FAA lacks results for personnel reforms, GAO says

A six-year-old effort by the Federal Aviation Administration to revamp its pay system, workforce planning strategies and employee relations has yet to show significant signs of success, according to a new report from the General Accounting Office.

Since it usually takes agencies five to seven years to demonstrate that major reform efforts have brought "meaningful and lasting" results, "FAA's implementation of personnel reform should now be approaching a point where such results might be discernable," the report (GAO-03-156) said.

But the FAA initiated changes to its human capital management strategy without taking enough time to develop the baseline data and performance measures that would now help determine if the changes are working as intended.

In interviews conducted between November 2001 and October 2002, FAA human capital officers told GAO the reforms were successful, but they lacked sufficient empirical data to back up this claim, the report said. The more than 170 managers and employees questioned over the same period were "generally less positive," GAO added.

The FAA needs to establish measures that would help assess whether reform efforts have helped achieve performance goals, and then collect and analyze the relevant data, the report said. The agency has received similar recommendations in recent years and has started to develop measures, but has not outlined specific steps and time frames for implementing the measures, GAO said.

In addition, the FAA personnel office should define and describe explicit ties between human capital management reform initiatives and the agency's overall program goals established under the 1993 Government Performance and Results Act, the report said.

In 1996, the FAA announced sweeping personnel management system reforms, including a new pay-banding system that gives managers more flexibility to compensate employees on the basis of performance. The agency also started requiring supervisors to give employees more frequent feedback about their performance, undertook efforts to track its workforce skills and demographics, initiated new hiring policies and established a forum to allow union leaders and FAA management to exchange ideas to improve labor relations.

Many of these reforms were possible because lawmakers granted the FAA exemptions to Title 5 of United States Code and some of the other laws governing federal civilian personnel management in the 1995 Transportation Appropriations Act. For instance, the legislation allowed the FAA to form its own competitive hiring process, bypassing a centralized government hiring system. The more flexible pay-banding system required an exemption from Title 5.

"Congress provided these flexibilities in response to FAA's position that the inflexibility of federal personnel systems was one of the most important constraints to the agency's ability to be responsive to the airline industry's needs and to increase productivity in air traffic control operations," the GAO said.

But even though many of the reforms have been fully implemented, it is not clear that they were successful enough to warrant the FAA's exemptions from Title 5 and other federal personnel rules, according to the report.

The new pay system has reached all but a quarter of FAA employees whose unions have not signed an agreement on the issue.
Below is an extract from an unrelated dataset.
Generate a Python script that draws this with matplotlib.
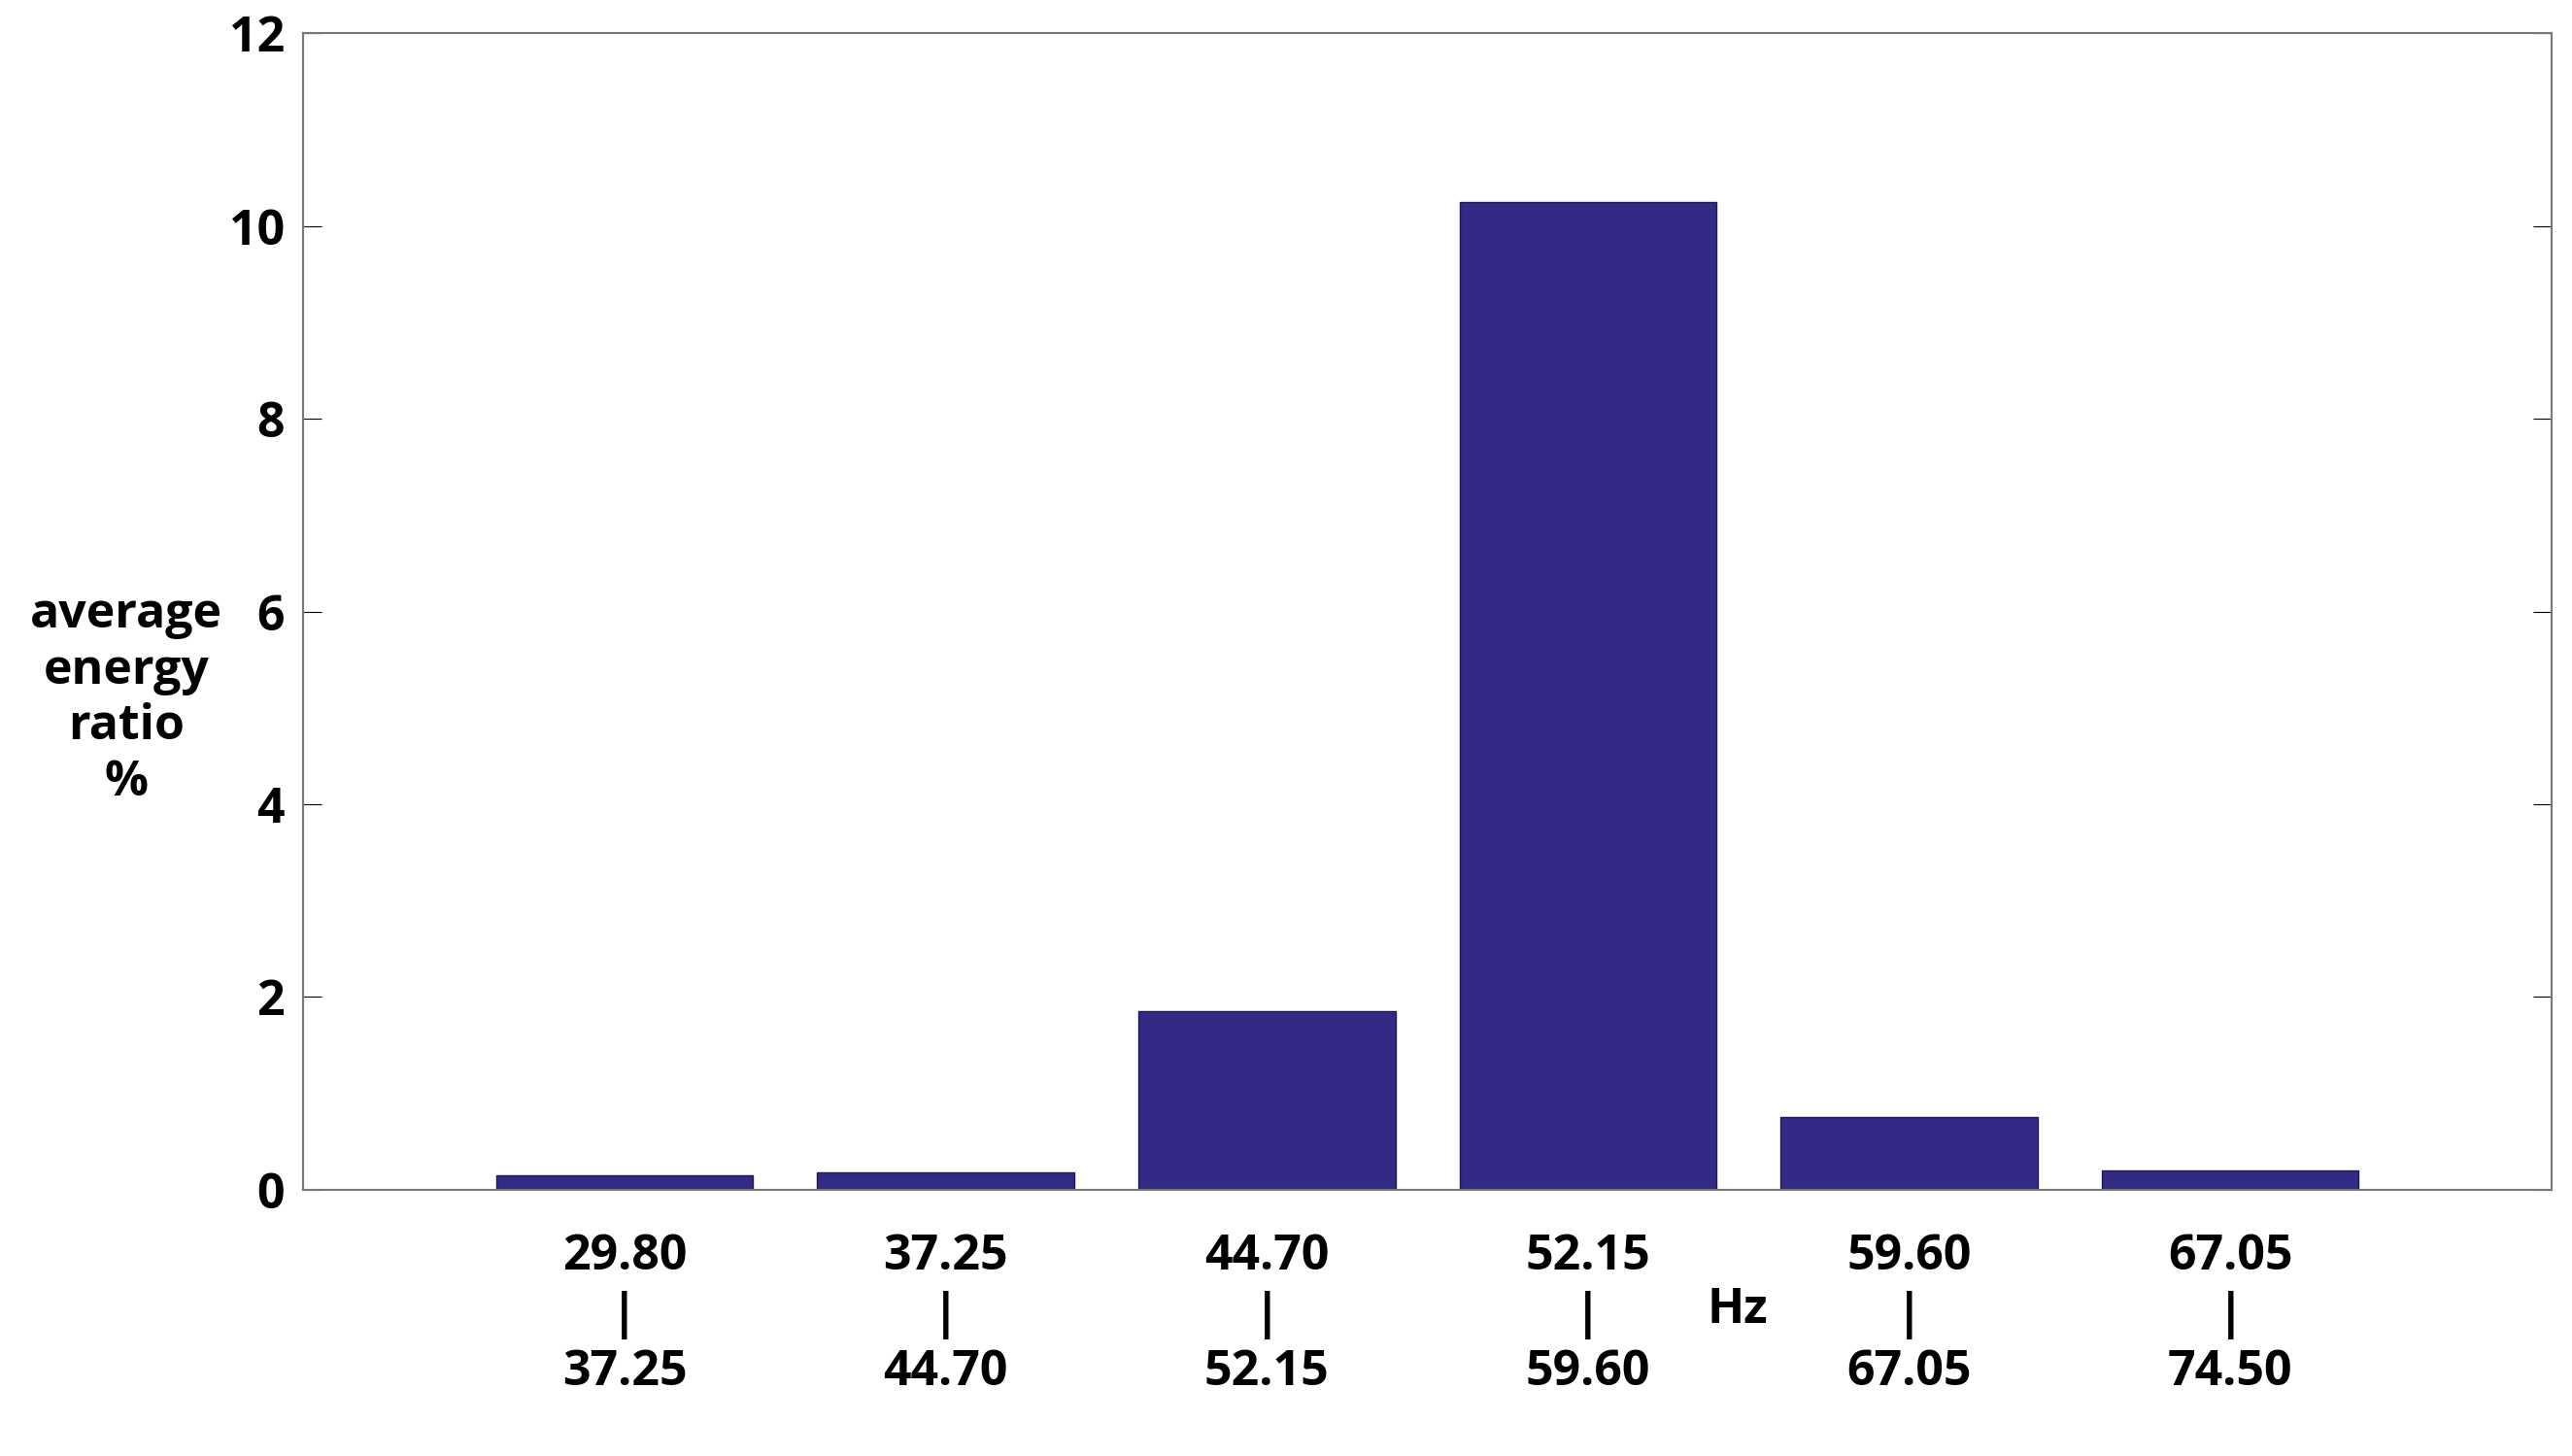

Officials told the GAO that the system has increased the agency's ability to attract and retain employees, but GAO was not convinced because of the minimal data presented, the report said. Nearly two-thirds of the 176 employees and managers interviewed for the report were critical of the reformed compensation system and told the GAO they either "disagreed" or "strongly disagreed" with the idea that the system is fair to all workers.

In other instances, the FAA provided GAO with data that did not paint a complete picture of the reforms' success, the report said. In support of a claim that the FAA had reduced the average time needed to fill job vacancies from six months to as little as six weeks, officials presented data pertaining only to the hiring of air marshals. Only 12 of 46 managers interviewed by GAO said the FAA's overall hiring speed had improved.

The FAA can make a convincing case that its reforms have worked if it begins to collect relevant data and sets a timeframe for measurement process. Other agencies that have requested exemptions from federal personnel law, such as NASA, or agencies that have already received exemptions, such as the Transportation Security Administration, could learn from the FAA's experiences, the report concluded.

The Transportation Department and FAA generally agreed with the GAO report, but added that the reform effort is very complex and said they have been making significant progress in developing needed measures.

In August 2002, the Office of Personnel Management recognized the FAA's Office of Research and Acquisition for its employee management system, which brings employees and supervisors together several times a year to discuss individual performance goals and ensure these steps are linked to the office's strategic goals. The program won OPM's "Performance, Incentives and Leadership Linked to Achieve Results" award.

The Office of Research and Acquisition program has "created much more focus for managers and employees and has helped employees understand how they fit in with the agency's mission," according to Lauraline Gregory, who helped design the system and is the director of the FAA's office of business management.

In addition, the acquisition office's revamped personnel focuses on measurable results, Gregory said. Each worker is accountable for reaching certain goals each year, making the system particularly effective, she added. "It's not a shopping list-the results expected are tailored to individual employees."